Maxwell Houston Brown (born 30 April, 1993) is a New Zealand-American professional baseball outfielder for the Auckland Tuatara of the Australian Baseball League.

==Career==
Brown was born in Seattle, Washington to an American mother and New Zealander father and grew up in North Bend, Washington. After attending Kansas State University and hitting .297/.373/.400 in his NCAA Division I career, Brown was drafted by the Arizona Diamondbacks in the 37th round of the 2015 Major League Baseball draft. He played for the Arizona League Diamondbacks for the rest of 2015 and in 2016 was promoted to the Missoula Osprey and Hillsboro Hops before being released following the 2016 season.

Brown continued his professional baseball career, playing with the Adelaide Bite after moving to South Australia to play with Glenelg Baseball Club. He played only nine games for the team across 2016 to 2018.

With the addition of the Auckland Tuatara for the 2018–19 Australian Baseball League season, Brown was one of the first players to sign with the team, playing all 40 games. He re-signed with the club in 2019.

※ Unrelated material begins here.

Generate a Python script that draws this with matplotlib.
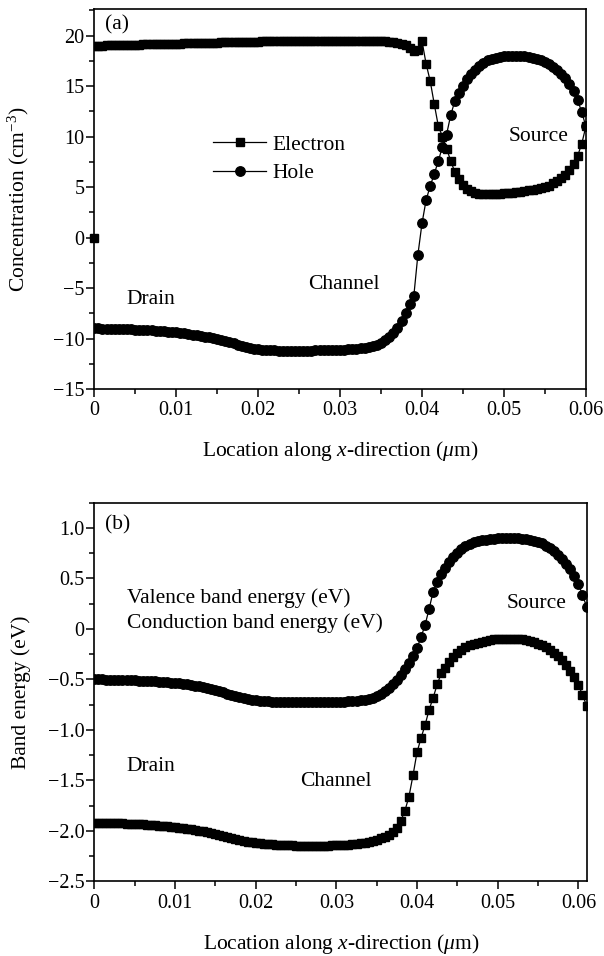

===National team career===
As a 20-year-old, he made his debut for the New Zealand national baseball team in the 2013 World Baseball Classic Qualifiers, batting .154 as New Zealand failed to qualify over Chinese Taipei.

In the 2017 World Baseball Classic Qualifiers as the starting centerfielder, he batted .184 as they were eliminated by South Africa and finished behind eventual qualifiers Australia.